Mars is not the Moon. Enceladus is not the Moon. These places have water, chemistry, energy. They have the three ingredients that life — at least life as we know it — seems to require. And unlike 1969, we are not racing a single superpower deadline. China’s Tianwen-3 mission is scheduled to launch in 2028, returning Mars samples around 2031. The United States’ Mars Sample Return mission, once planned in partnership with ESA, is currently defunded and adrift. Two nations, possibly operating under different containment standards, possibly without coordination, preparing to open rocks from a world that might have once been alive.

There is no international body with the authority to inspect either facility, certify either protocol, or adjudicate a disagreement about whether containment standards are adequate. COSPAR publishes guidelines. It does not enforce them. The Outer Space Treaty establishes obligations. It does not verify compliance.

And so the Moon proposal arrives like a quiet whisper of sanity in a room full of ambition. Build the firewall first. Open the samples later. Let the dead world guard the living one.

I keep thinking about what it would mean to look at a Martian sample through a camera lens, from a control room on Earth, knowing that the rock in front of the robot might contain the first evidence of life beyond our world — and that we are deliberately keeping it at arm’s length. Not out of fear of discovery, but out of respect for the weight of discovery. The Moon as a monastery. The Moon as a confessional. The Moon as the place where humanity learns to touch the alien without being consumed by it.
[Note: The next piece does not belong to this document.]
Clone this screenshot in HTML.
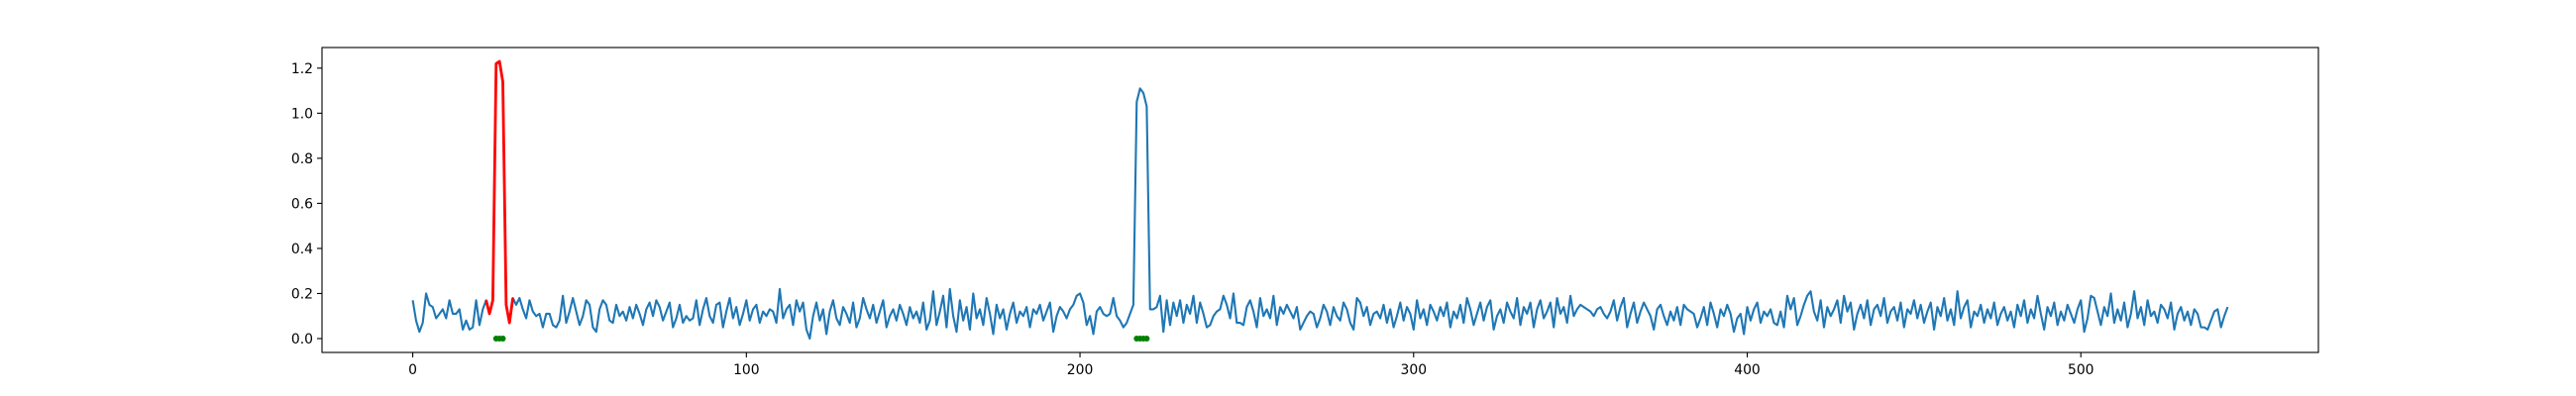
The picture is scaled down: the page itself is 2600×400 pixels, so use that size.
<!DOCTYPE html>
<html><head><meta charset="utf-8"><style>
html,body{margin:0;padding:0;background:#fff;}
svg{display:block;}
text{font-family:"DejaVu Sans","Liberation Sans",sans-serif;font-size:13.9px;fill:#000;}
</style></head><body>
<svg id="chart" width="2600" height="400" xmlns="http://www.w3.org/2000/svg"></svg>
<script>
const seriesValues = [
0.17,0.08,0.03,0.07,0.20,0.15,0.14,0.09,0.11,0.13,
0.09,0.17,0.11,0.11,0.13,0.04,0.08,0.04,0.05,0.17,
0.06,0.13,0.17,0.11,0.17,1.22,1.23,1.14,0.15,0.07,
0.18,0.15,0.18,0.13,0.09,0.17,0.12,0.10,0.11,0.05,
0.11,0.11,0.06,0.05,0.08,0.19,0.07,0.12,0.18,
0.12,0.06,0.10,0.17,0.15,0.05,0.03,0.13,0.17,0.15,
0.08,0.07,0.15,0.10,0.12,0.08,0.14,0.09,0.15,0.11,
0.06,0.13,0.16,0.10,0.17,0.14,0.08,0.12,0.16,0.05,
0.09,0.15,0.07,0.10,0.08,0.09,0.17,0.06,0.13,0.18,
0.10,0.07,0.15,0.16,0.05,0.12,0.18,0.09,0.14,0.06,
0.11,0.17,0.08,0.13,0.15,0.07,0.12,0.10,0.13,0.12,
0.07,0.22,0.09,0.13,0.15,0.06,0.17,0.12,0.16,0.04,
0.00,0.10,0.16,0.08,0.13,0.02,0.12,0.17,0.09,0.06,
0.14,0.11,0.07,0.16,0.05,0.09,0.18,0.13,0.09,0.15,
0.07,0.12,0.17,0.05,0.10,0.13,0.08,0.15,0.11,0.06,
0.14,0.09,0.12,0.07,0.16,0.04,0.08,0.21,0.06,0.12,
0.19,0.05,0.22,0.10,0.03,0.17,0.08,0.14,0.04,0.20,
0.09,0.13,0.06,0.18,0.11,0.02,0.15,0.09,0.13,0.04,
0.11,0.16,0.07,0.12,0.10,0.14,0.05,0.13,0.11,0.15,
0.08,0.12,0.16,0.03,0.10,0.14,0.12,0.09,0.13,0.15,
0.19,0.20,0.16,0.06,0.10,0.02,0.12,0.14,0.11,0.10,
0.11,0.18,0.10,0.08,0.05,0.07,0.11,0.15,
1.05,1.11,1.09,1.03,
0.13,0.13,0.14,0.19,0.03,0.17,0.06,0.16,0.10,0.17,
0.07,0.15,0.11,0.19,0.07,0.16,0.11,0.05,0.06,0.10,
0.12,0.13,0.19,0.15,0.09,0.20,0.07,0.07,0.06,0.14,
0.17,0.12,0.05,0.18,0.10,0.13,0.09,0.19,0.06,0.14,
0.11,0.15,0.12,0.09,0.14,0.04,0.07,0.10,0.12,0.11,
0.05,0.09,0.15,0.12,0.06,0.14,0.10,0.08,0.16,0.13,
0.07,0.04,0.18,0.16,0.10,0.14,0.06,0.11,0.12,0.09,
0.15,0.07,0.13,0.05,0.10,0.16,0.08,0.14,0.11,0.04,
0.17,0.09,0.13,0.06,0.15,0.12,0.08,0.14,0.10,0.16,
0.05,0.12,0.09,0.15,0.07,0.18,0.13,0.06,0.11,0.16,
0.08,0.14,0.17,0.04,0.10,0.13,0.07,0.16,0.12,0.09,
0.18,0.06,0.14,0.11,0.16,0.05,0.13,0.17,0.09,0.12,
0.16,0.05,0.18,0.11,0.14,0.07,0.19,0.10,0.13,0.15,
0.14,0.13,0.12,0.10,0.13,0.14,0.11,0.09,0.12,0.17,
0.08,0.14,0.18,0.05,0.11,0.16,0.07,0.12,0.16,0.13,
0.10,0.04,0.13,0.15,0.10,0.06,0.12,0.08,0.14,0.06,
0.15,0.13,0.12,0.11,0.05,0.09,0.14,0.06,0.16,0.11,
0.05,0.13,0.10,0.15,0.11,0.03,0.09,0.11,0.02,0.14,
0.08,0.13,0.16,0.07,0.12,0.10,0.13,0.07,0.06,0.12,
0.05,0.19,0.13,0.18,0.06,0.10,0.15,0.19,0.21,0.12,
0.08,0.17,0.05,0.14,0.10,0.13,0.17,0.07,0.19,0.12,
0.16,0.04,0.11,0.15,0.09,0.17,0.06,0.13,0.15,0.10,
0.18,0.07,0.12,0.14,0.08,0.16,0.05,0.13,0.11,0.17,
0.09,0.15,0.07,0.12,0.16,0.04,0.14,0.10,0.18,0.08,
0.13,0.06,0.21,0.09,0.14,0.17,0.05,0.12,0.10,0.15,
0.07,0.13,0.09,0.16,0.06,0.11,0.14,0.08,0.12,0.05,
0.15,0.10,0.17,0.07,0.13,0.09,0.19,0.11,0.04,0.14,
0.10,0.16,0.06,0.12,0.08,0.15,0.11,0.07,0.13,0.17,
0.03,0.09,0.19,0.18,0.12,0.06,0.14,0.10,0.20,0.07,
0.13,0.08,0.16,0.05,0.11,0.21,0.09,0.14,0.06,0.17,
0.10,0.12,0.07,0.15,0.13,0.09,0.16,0.04,0.11,0.14,
0.08,0.12,0.06,0.13,0.11,0.05,0.05,0.04,0.08,0.12,
0.13,0.05,0.10,0.14
];
const highlightRange = [22, 30];
const markerIndices = [25, 26, 27, 217, 218, 219, 220];
const markerValues = [0, 0, 0, 0, 0, 0, 0];
const xTicks = [0, 100, 200, 300, 400, 500];
const yTicks = [0.0, 0.2, 0.4, 0.6, 0.8, 1.0, 1.2];
const yTickLabels = ["0.0", "0.2", "0.4", "0.6", "0.8", "1.0", "1.2"];

const NS = "http://www.w3.org/2000/svg";
const svg = document.getElementById('chart');
const L = 325, R = 2340, T = 48, B = 356;
const n = seriesValues.length;
const xMin = -0.05 * (n - 1), xMax = (n - 1) * 1.05;
let vMax = Math.max(...seriesValues), vMin = Math.min(0, ...seriesValues);
const yr = vMax - vMin;
const yMin = vMin - 0.05 * yr, yMax = vMax + 0.05 * yr;
const xs = v => L + (v - xMin) / (xMax - xMin) * (R - L);
const ys = v => B - (v - yMin) / (yMax - yMin) * (B - T);

function mk(tag, attrs) {
  const e = document.createElementNS(NS, tag);
  for (const k in attrs) e.setAttribute(k, attrs[k]);
  svg.appendChild(e);
  return e;
}

// blue series
let d = seriesValues.map((v, i) => (i ? 'L' : 'M') + xs(i).toFixed(2) + ',' + ys(v).toFixed(2)).join('');
const blue = mk('path', {d: d, fill: 'none', stroke: '#1f77b4', 'stroke-width': 2.1, 'stroke-linejoin': 'round'});



// red highlighted segment
let rd = '';
for (let i = highlightRange[0]; i <= highlightRange[1]; i++) rd += (i === highlightRange[0] ? 'M' : 'L') + xs(i).toFixed(2) + ',' + ys(seriesValues[i]).toFixed(2);
const red = mk('path', {d: rd, fill: 'none', stroke: '#ff0000', 'stroke-width': 2.8, 'stroke-linejoin': 'round'});



// green markers
markerIndices.forEach((idx, k) => {
  const c = mk('circle', {cx: xs(idx), cy: ys(markerValues[k]), r: 3, fill: '#008000'});
  
  
});

// frame
const frame = mk('rect', {x: L, y: T, width: R - L, height: B - T, fill: 'none', stroke: '#000', 'stroke-width': 1.1});



// x ticks
xTicks.forEach(t => {
  const x = xs(t);
  const tk = mk('line', {x1: x, x2: x, y1: B, y2: B + 5, stroke: '#000', 'stroke-width': 1.1});
  
  
  const lb = mk('text', {x: x, y: B + 22, 'text-anchor': 'middle'});
  lb.textContent = String(t);
  
  
});
// y ticks
yTicks.forEach((t, k) => {
  const y = ys(t);
  const tk = mk('line', {x1: L - 5, x2: L, y1: y, y2: y, stroke: '#000', 'stroke-width': 1.1});
  
  
  const lb = mk('text', {x: L - 9, y: y + 5, 'text-anchor': 'end'});
  lb.textContent = yTickLabels[k];
  
  
});
</script>
</body></html>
There is a sadness in this, too. The Apollo astronauts walked on the Moon and brought back rocks that turned out to be dead. We quarantined them for nothing, and the quarantine failed anyway. Now we are proposing to return — not to walk, but to watch. Not to bring back wonders, but to hold them at bay. The Moon becomes not a destination but a threshold. Not a place to plant flags, but a place to ask permission.

Maybe that is the maturity we were supposed to grow into. The childhood of space exploration was reckless and glorious: fire and metal and footprints in ancient dust. The adulthood might be quieter, more careful, more humble. We are learning that the universe is not empty. That emptiness itself might be full of things we do not understand. That the first duty of the explorer is not to conquer, but to listen. To wait. To build the firewall before you open the door.

Moxley and Ricciardi’s proposal is not a NASA plan. It is not funded. It may never be built. But it asks a question that will not go away: when we finally find something alive out there, or something that was once alive, will we know how to meet it? Will we have the patience to look before we touch? Will we have built the monastery in the sky, the quarantine in the void, the forty days of waiting that wisdom demands?

The Moon is already there. It has been waiting for four billion years. It can wait a little longer, while we decide whether we are ready to be careful.